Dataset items
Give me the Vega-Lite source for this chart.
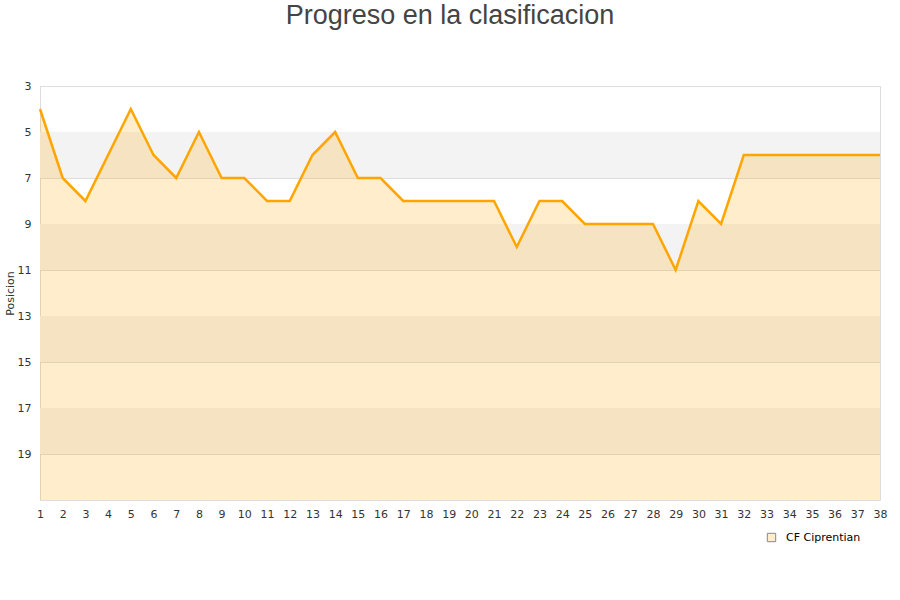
{
  "$schema": "https://vega.github.io/schema/vega-lite/v6.json",
  "width": 840,
  "height": 414,
  "autosize": {"type": "none"},
  "padding": {"left": 40, "top": 86, "right": 20, "bottom": 100},
  "background": "white",
  "config": {
    "font": "Liberation Sans",
    "view": {"stroke": "#dddddd"},
    "axis": {"labelFont": "DejaVu Sans", "labelFontSize": 11, "labelColor": "#333333", "titleFont": "DejaVu Sans", "titleFontSize": 11, "titleFontWeight": "normal", "titleColor": "#333333", "labelOverlap": false},
    "axisX": {"labelOverlap": false, "labelFlush": false}
  },
  "title": {"text": "Progreso en la clasificacion", "fontSize": 27, "font": "Liberation Sans", "fontWeight": "normal", "color": "#444444", "anchor": "middle", "frame": "group", "offset": 50, "dx": -10},
  "layer": [
    {
      "data": {"values": [
        {"desde": 5, "hasta": 7},
        {"desde": 9, "hasta": 11},
        {"desde": 13, "hasta": 15},
        {"desde": 17, "hasta": 19}
      ]},
      "mark": {"type": "rect", "color": "#f3f3f3"},
      "encoding": {
        "y": {"field": "desde", "type": "quantitative", "scale": {"domain": [3, 21], "reverse": true, "nice": false, "zero": false}},
        "y2": {"field": "hasta"}
      }
    },
    {
      "data": {"name": "jornadas", "values": [
        {"jornada": 1, "posicion": 4, "equipo": "CF Ciprentian"},
        {"jornada": 2, "posicion": 7, "equipo": "CF Ciprentian"},
        {"jornada": 3, "posicion": 8, "equipo": "CF Ciprentian"},
        {"jornada": 4, "posicion": 6, "equipo": "CF Ciprentian"},
        {"jornada": 5, "posicion": 4, "equipo": "CF Ciprentian"},
        {"jornada": 6, "posicion": 6, "equipo": "CF Ciprentian"},
        {"jornada": 7, "posicion": 7, "equipo": "CF Ciprentian"},
        {"jornada": 8, "posicion": 5, "equipo": "CF Ciprentian"},
        {"jornada": 9, "posicion": 7, "equipo": "CF Ciprentian"},
        {"jornada": 10, "posicion": 7, "equipo": "CF Ciprentian"},
        {"jornada": 11, "posicion": 8, "equipo": "CF Ciprentian"},
        {"jornada": 12, "posicion": 8, "equipo": "CF Ciprentian"},
        {"jornada": 13, "posicion": 6, "equipo": "CF Ciprentian"},
        {"jornada": 14, "posicion": 5, "equipo": "CF Ciprentian"},
        {"jornada": 15, "posicion": 7, "equipo": "CF Ciprentian"},
        {"jornada": 16, "posicion": 7, "equipo": "CF Ciprentian"},
        {"jornada": 17, "posicion": 8, "equipo": "CF Ciprentian"},
        {"jornada": 18, "posicion": 8, "equipo": "CF Ciprentian"},
        {"jornada": 19, "posicion": 8, "equipo": "CF Ciprentian"},
        {"jornada": 20, "posicion": 8, "equipo": "CF Ciprentian"},
        {"jornada": 21, "posicion": 8, "equipo": "CF Ciprentian"},
        {"jornada": 22, "posicion": 10, "equipo": "CF Ciprentian"},
        {"jornada": 23, "posicion": 8, "equipo": "CF Ciprentian"},
        {"jornada": 24, "posicion": 8, "equipo": "CF Ciprentian"},
        {"jornada": 25, "posicion": 9, "equipo": "CF Ciprentian"},
        {"jornada": 26, "posicion": 9, "equipo": "CF Ciprentian"},
        {"jornada": 27, "posicion": 9, "equipo": "CF Ciprentian"},
        {"jornada": 28, "posicion": 9, "equipo": "CF Ciprentian"},
        {"jornada": 29, "posicion": 11, "equipo": "CF Ciprentian"},
        {"jornada": 30, "posicion": 8, "equipo": "CF Ciprentian"},
        {"jornada": 31, "posicion": 9, "equipo": "CF Ciprentian"},
        {"jornada": 32, "posicion": 6, "equipo": "CF Ciprentian"},
        {"jornada": 33, "posicion": 6, "equipo": "CF Ciprentian"},
        {"jornada": 34, "posicion": 6, "equipo": "CF Ciprentian"},
        {"jornada": 35, "posicion": 6, "equipo": "CF Ciprentian"},
        {"jornada": 36, "posicion": 6, "equipo": "CF Ciprentian"},
        {"jornada": 37, "posicion": 6, "equipo": "CF Ciprentian"},
        {"jornada": 38, "posicion": 6, "equipo": "CF Ciprentian"}
      ]},
      "layer": [
        {
          "mark": {"type": "area", "color": "#ffa500", "fillOpacity": 0.2},
          "encoding": {
            "x": {"field": "jornada", "type": "quantitative", "scale": {"domain": [1, 38], "nice": false, "zero": false},
              "axis": {"title": null, "grid": false, "ticks": false, "domain": false, "labelPadding": 8, "labelOverlap": false, "labelFlush": false, "tickCount": 40,
                "values": [1,2,3,4,5,6,7,8,9,10,11,12,13,14,15,16,17,18,19,20,21,22,23,24,25,26,27,28,29,30,31,32,33,34,35,36,37,38]}},
            "y": {"field": "posicion", "type": "quantitative", "scale": {"domain": [3, 21], "reverse": true, "nice": false, "zero": false},
              "axis": {"title": "Posicion", "titlePadding": 2, "values": [3,5,7,9,11,13,15,17,19], "tickCount": 10, "grid": true, "gridColor": "#dddddd", "ticks": false, "domain": true, "domainColor": "#dddddd", "labelPadding": 9, "labelOverlap": false}},
            "y2": {"datum": 21}
          }
        },
        {
          "mark": {"type": "line", "color": "#ffa500", "strokeWidth": 2.5},
          "encoding": {
            "x": {"field": "jornada", "type": "quantitative"},
            "y": {"field": "posicion", "type": "quantitative"}
          }
        },
        {
          "transform": [{"filter": "false"}],
          "mark": {"type": "square", "filled": true},
          "encoding": {
            "x": {"field": "jornada", "type": "quantitative"},
            "y": {"field": "posicion", "type": "quantitative"},
            "color": {"field": "equipo", "type": "nominal", "scale": {"domain": ["CF Ciprentian"], "range": ["#ffedcc"]},
              "legend": {"title": null, "orient": "none", "legendX": 726, "legendY": 446, "symbolType": "square", "symbolSize": 70, "symbolStrokeColor": "#888888", "symbolStrokeWidth": 1, "symbolOpacity": 1, "labelOffset": 9, "labelFont": "DejaVu Sans", "labelFontSize": 11, "labelColor": "#000000"}}
          }
        }
      ]
    }
  ]
}
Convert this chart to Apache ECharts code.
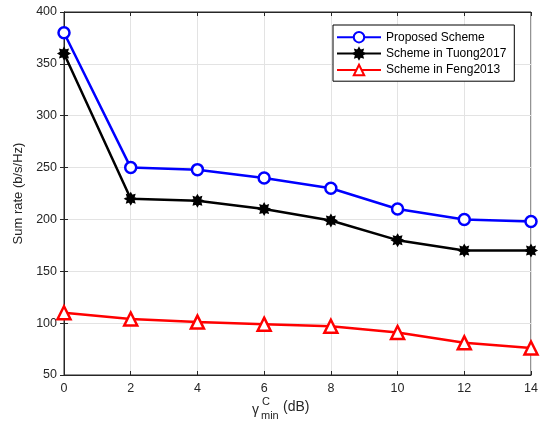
<!DOCTYPE html>
<html>
<head>
<meta charset="utf-8">
<script src="https://cdn.jsdelivr.net/npm/echarts@6/dist/echarts.min.js"></script>
<style>
  html, body { margin: 0; padding: 0; background: #fff; }
  #chart { width: 543px; height: 430px; }
</style>
</head>
<body>
<div id="chart"></div>
<script>
// data
const gammaDb = [0, 2, 4, 6, 8, 10, 12, 14];
const proposed = [380, 250, 248, 240, 230, 210, 200, 198];
const tuong2017 = [360, 220, 218, 210, 199, 180, 170, 170];
const feng2013 = [110, 104, 101, 99, 97, 91, 81, 76];
const seriesNames = ["Proposed Scheme", "Scheme in Tuong2017", "Scheme in Feng2013"];

// 8 point star for the black markers
function starPath() {
  let p = [];
  for (let k = 0; k < 16; k++) {
    const a = (k * Math.PI) / 8;
    const r = k % 2 ? 0.62 : 1;
    p.push((k ? "L" : "M") + (Math.sin(a) * r * 10).toFixed(2) + "," + (-Math.cos(a) * r * 10).toFixed(2));
  }
  return "path://" + p.join(" ") + " Z";
}

const font = "Liberation Sans, Arial, sans-serif";
const txt = "#262626";

var myChart = echarts.init(document.getElementById("chart"));

const pairs = (ys) => gammaDb.map((x, i) => [x, ys[i]]);

myChart.setOption({
  animation: false,
  textStyle: { fontFamily: font },
  grid: {
    left: 64, right: 12, top: 12, bottom: 55,
    show: true, borderColor: txt, borderWidth: 1
  },
  legend: {
    orient: "vertical",
    left: 333, top: 25,
    backgroundColor: "#fff",
    borderColor: "#000", borderWidth: 1,
    padding: [6, 8, 5, 3],
    itemGap: 4,
    itemWidth: 44, itemHeight: 13,
    textStyle: { fontSize: 12, color: "#000", fontFamily: font },
    data: seriesNames
  },
  xAxis: [
    {
      type: "value", min: 0, max: 14, interval: 2,
      axisLine: { show: true, lineStyle: { color: txt } },
      axisTick: { show: true, inside: true, length: 4, lineStyle: { color: txt } },
      axisLabel: { color: txt, fontSize: 12.5, margin: 7 },
      splitLine: { show: true, lineStyle: { color: "#e3e3e3" } }
    },
    {
      type: "value", min: 0, max: 14, interval: 2, position: "top",
      axisLine: { show: true, lineStyle: { color: txt } },
      axisTick: { show: true, inside: true, length: 4, lineStyle: { color: txt } },
      axisLabel: { show: false },
      splitLine: { show: false }
    }
  ],
  yAxis: [
    {
      type: "value", min: 50, max: 400, interval: 50,
      name: "Sum rate (b/s/Hz)",
      nameLocation: "middle", nameGap: 38, nameRotate: 90,
      nameTextStyle: { color: txt, fontSize: 13, fontFamily: font },
      axisLine: { show: true, lineStyle: { color: txt } },
      axisTick: { show: true, inside: true, length: 4, lineStyle: { color: txt } },
      axisLabel: { color: txt, fontSize: 12.5, margin: 7 },
      splitLine: { show: true, lineStyle: { color: "#e3e3e3" } }
    },
    {
      type: "value", min: 50, max: 400, interval: 50, position: "right",
      axisLine: { show: true, lineStyle: { color: txt } },
      axisTick: { show: true, inside: true, length: 4, lineStyle: { color: txt } },
      axisLabel: { show: false },
      splitLine: { show: false }
    }
  ],
  graphic: [
    {
      type: "group", left: 252, top: 396,
      children: [
        { type: "text", x: 0, y: 6, style: { text: "γ", font: "14px " + font, fill: txt } },
        { type: "text", x: 10, y: -1, style: { text: "C", font: "11px " + font, fill: txt } },
        { type: "text", x: 9, y: 13, style: { text: "min", font: "11px " + font, fill: txt } },
        { type: "text", x: 31, y: 3, style: { text: "(dB)", font: "14px " + font, fill: txt } }
      ]
    }
  ],
  series: [
    {
      name: seriesNames[0], type: "line", data: pairs(proposed),
      color: "#0000ff",
      lineStyle: { width: 2.5, color: "#0000ff" },
      symbol: "circle", symbolSize: 11,
      itemStyle: { color: "#fff", borderColor: "#0000ff", borderWidth: 2.5 },
      z: 3
    },
    {
      name: seriesNames[1], type: "line", data: pairs(tuong2017),
      color: "#000",
      lineStyle: { width: 2.5, color: "#000" },
      symbol: starPath(), symbolSize: 11,
      itemStyle: { color: "#000", borderColor: "#000", borderWidth: 1.5 },
      z: 2
    },
    {
      name: seriesNames[2], type: "line", data: pairs(feng2013),
      color: "#ff0000",
      lineStyle: { width: 2.5, color: "#ff0000" },
      symbol: "triangle", symbolSize: 13,
      itemStyle: { color: "#fff", borderColor: "#ff0000", borderWidth: 2.5 },
      z: 2
    }
  ]
});
</script>
</body>
</html>
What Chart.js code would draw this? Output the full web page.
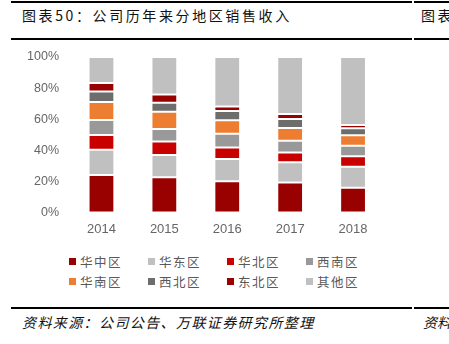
<!DOCTYPE html>
<html>
<head>
<meta charset="utf-8">
<script src="https://cdn.jsdelivr.net/npm/chart.js@4/dist/chart.umd.min.js"></script>
<style>
  html, body { margin:0; padding:0; background:#fff; }
  body { width:449px; height:344px; position:relative; overflow:hidden; font-family:"Noto Sans CJK SC", sans-serif; }
  .rule { position:absolute; left:11px; height:2px; background:#000; z-index:2; }
  .title { position:absolute; left:22px; top:5px; font-size:14px; letter-spacing:2.6px; color:#111; white-space:nowrap; }
  .title2 { position:absolute; left:421px; top:5px; font-size:14px; letter-spacing:2.6px; color:#111; white-space:nowrap; }
  .src { position:absolute; left:22px; top:312px; font-size:14px; font-style:italic; letter-spacing:1.4px; color:#111; white-space:nowrap; }
  .src2 { position:absolute; left:423px; top:312px; font-size:14px; font-style:italic; color:#111; white-space:nowrap; }
  #wrap { position:absolute; left:0; top:40px; width:449px; height:210px; }
  #legend { position:absolute; left:69px; top:253px; width:330px; display:grid; grid-template-columns:repeat(4,79px); row-gap:3px; }
  .li { display:flex; align-items:center; font-size:12.5px; color:#595959; letter-spacing:1.5px; height:17px; }
  .sw { width:7px; height:7px; margin-right:4px; flex:none; }
</style>
</head>
<body>
<div class="rule" style="top:1px;width:401px"></div>
<div class="rule" style="top:1px;left:414px;width:40px"></div>
<div class="title">图表50：公司历年来分地区销售收入</div>
<div class="title2">图表</div>
<div class="rule" style="top:38px;width:401px"></div>
<div class="rule" style="top:38px;left:414px;width:40px"></div>
<div id="wrap"><canvas id="c"></canvas></div>
<div id="legend"></div>
<div class="rule" style="top:307px;width:401px"></div>
<div class="rule" style="top:307px;left:414px;width:40px"></div>
<div class="src">资料来源：公司公告、万联证券研究所整理</div>
<div class="src2">资料</div>
<script>
const years = ['2014','2015','2016','2017','2018'];
const seriesNames = ['华中区','华东区','华北区','西南区','华南区','西北区','东北区','其他区'];
const huazhong = [24.1, 22.6, 20.0, 19.2, 15.9];
const huadong  = [16.2, 14.3, 14.3, 13.1, 13.4];
const huabei   = [9.5, 8.8, 7.5, 6.3, 6.9];
const xinan    = [9.7, 8.0, 8.8, 7.5, 6.7];
const huanan   = [11.6, 11.0, 8.7, 8.2, 6.7];
const xibei    = [6.7, 5.8, 6.0, 5.8, 4.5];
const dongbei  = [5.4, 5.4, 2.8, 3.3, 2.2];
const qita     = [16.8, 24.1, 31.9, 36.6, 43.7];
const yTicks = [0, 20, 40, 60, 80, 100];
const colors = ['#990000','#C0C0C0','#C80000','#999999','#ED7D31','#6D6D6D','#990000','#C0C0C0'];
const values = [huazhong, huadong, huabei, xinan, huanan, xibei, dongbei, qita];

const datasets = seriesNames.map((n, i) => ({
  label: n,
  data: values[i],
  backgroundColor: colors[i],
  borderColor: 'rgba(255,255,255,0.45)',
  borderWidth: 1,
  borderSkipped: false,
  barPercentage: 0.41,
  categoryPercentage: 1.0
}));

new Chart(document.getElementById('c'), {
  type: 'bar',
  data: { labels: years, datasets },
  options: {
    responsive: true,
    maintainAspectRatio: false,
    animation: false,
    layout: { padding: { top: 0, left: 26, right: 64.5, bottom: 4 } },
    plugins: { legend: { display: false }, tooltip: { enabled: false } },
    scales: {
      x: {
        stacked: true,
        grid: { display: false, drawTicks: false },
        border: { display: false },
        ticks: { color: '#666', font: { family: 'Liberation Sans', size: 13 }, padding: 9 }
      },
      y: {
        stacked: true,
        min: 0, max: 100,
        afterBuildTicks: (ax) => { ax.ticks = yTicks.map(v => ({ value: v })); },
        afterFit: (ax) => { ax.width = 44; ax.paddingTop = 17; },
        grid: { display: false, drawTicks: false },
        border: { display: false },
        ticks: { color: '#666', font: { family: 'Liberation Sans', size: 12.5 }, padding: 11, callback: v => v + '%' }
      }
    }
  }
});

const lg = document.getElementById('legend');
seriesNames.forEach((n, i) => {
  const d = document.createElement('div');
  d.className = 'li';
  d.innerHTML = '<span class="sw" style="background:' + colors[i] + '"></span><span>' + n + '</span>';
  lg.appendChild(d);
});
</script>
</body>
</html>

**Exercise**
Your copy should hold only the lines from the one containing "Convert this chart to Apache ECharts code." through the one containing "const pairs = (ys)", word for word, with no pictures.

**Output below**
Convert this chart to Apache ECharts code.
<!DOCTYPE html>
<html>
<head>
<meta charset="utf-8">
<script src="https://cdn.jsdelivr.net/npm/echarts@6/dist/echarts.min.js"></script>
<style>
  html, body { margin: 0; padding: 0; background: #fff; }
  #chart { width: 543px; height: 430px; }
</style>
</head>
<body>
<div id="chart"></div>
<script>
// data
const gammaDb = [0, 2, 4, 6, 8, 10, 12, 14];
const proposed = [380, 250, 248, 240, 230, 210, 200, 198];
const tuong2017 = [360, 220, 218, 210, 199, 180, 170, 170];
const feng2013 = [110, 104, 101, 99, 97, 91, 81, 76];
const seriesNames = ["Proposed Scheme", "Scheme in Tuong2017", "Scheme in Feng2013"];

// 8 point star for the black markers
function starPath() {
  let p = [];
  for (let k = 0; k < 16; k++) {
    const a = (k * Math.PI) / 8;
    const r = k % 2 ? 0.62 : 1;
    p.push((k ? "L" : "M") + (Math.sin(a) * r * 10).toFixed(2) + "," + (-Math.cos(a) * r * 10).toFixed(2));
  }
  return "path://" + p.join(" ") + " Z";
}

const font = "Liberation Sans, Arial, sans-serif";
const txt = "#262626";

var myChart = echarts.init(document.getElementById("chart"));

const pairs = (ys) => gammaDb.map((x, i) => [x, ys[i]]);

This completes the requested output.